My favorite scene from Louie is the poker game from the first season. That short film is clearly trying to have a sensible, honest conversation about the ethics of Louis C.K.’s use of the word “faggot” onstage—which is poignant even in light of Nick DiPaolo’s miserable line delivery. Workaholics’ approach to the whole array of gay jokes is just trying to rack up a bunch of sight gags and one-liners to make jokes as the trio’s admiration for Ram and Samson turns to discomfort as they become entrenched in their extended getaway at the house. Look, I’m not trying to say that Louie and Workaholics operate on the same plane or are intended to serve the same audience or anything like that—but there’s a difference between being slack with tone or structure and being irresponsible with regard to content. It’s a reductive depiction of homosexuality despite the “be true to yourself” ending for Ram and Samson as they lift the 1,000-pound cross and kiss underneath it. Their supporting arc, leading to their departure to start a cupcake shop in Vermont, is fine, but the trio’s immature reactions are the problem.
Adam is racking up quite the streak at the bottom of the Workaholics power rankings right now. He’s the most oblivious to Ram and Samson’s homosexuality. When he catches them about to shower together, he says they’re conserving water, and when they lie to themselves about going through a gay phase in order to get their jobs back, Adam is quick to jump on board that explanation, because “dudes with giant muscles are never gay.” Anders keeps trying to commodify their emerging sexuality into a business venture of his own. Blake is just uncomfortable with the sounds of gay sex, but vehemently voices his approval of Ram and Samson’s consummated relationship.
As is the case with most episodes of Workaholics, the show is making fun of Adam’s pathetic denial and humiliating public displays of weakness, but it’s just not that funny to watch.

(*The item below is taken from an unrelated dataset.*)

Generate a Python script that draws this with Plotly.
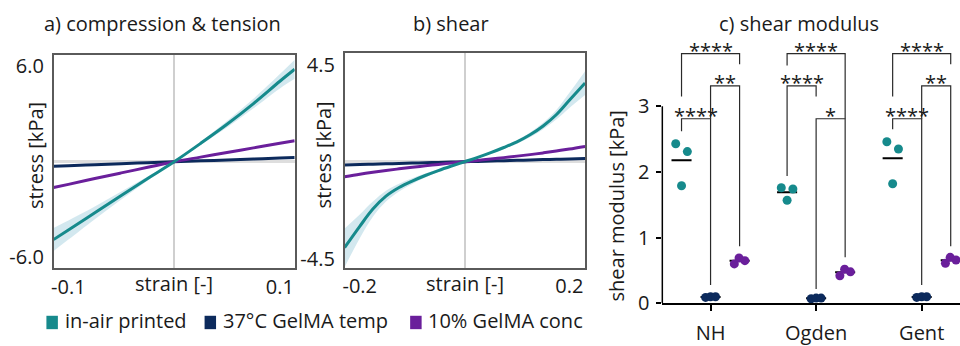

It doesn’t go beyond mocking the trio for their discomfort and narrow-mindedness, to the point where it’s just one relentless tone of joke through to the end. They represent the people who say they’re “super-comfortable” with homosexuality but still treat gay people as repellent, not unlike Nick DiPaolo’s “character” in that Louie scene. And like DiPaolo, despite the guys’ pleas of unity, their baser reactions betray latent ignorance. Workaholics doesn’t have a responsibility to depict a complex examination of a social issue like this, but when it goes after easy jokes and settle for a lazy and annoying tone, it spoils the funnier material.
- There are individual moments throughout “The Lord’s Force” that are still very funny, but the overall theme and subject matter of the episode informed the grade this week.
- Yes, that is Tim Heidecker as the ringleader of The Lord's Force. He gets some funny and angry reactions, but not much in the way of great dialogue.
- When the trio is disturbed by a suicide video on the Internet, Anders’ solution is to find twerkin' videos to change gears.
- These guys throw big parties with a lot of people, get blasted drunk and smoke all the time—and Anders has never smoked a cigarette? They dropped acid, that oversight is just ridiculous.
- Anders saw Tony Shalhoub at the airport and didn’t mention Monk once… just Wings.
- Funniest line of the night somehow still goes to Adam, for his declaration that he’s “a straight man who’s had sex with over FIVE WOMEN.”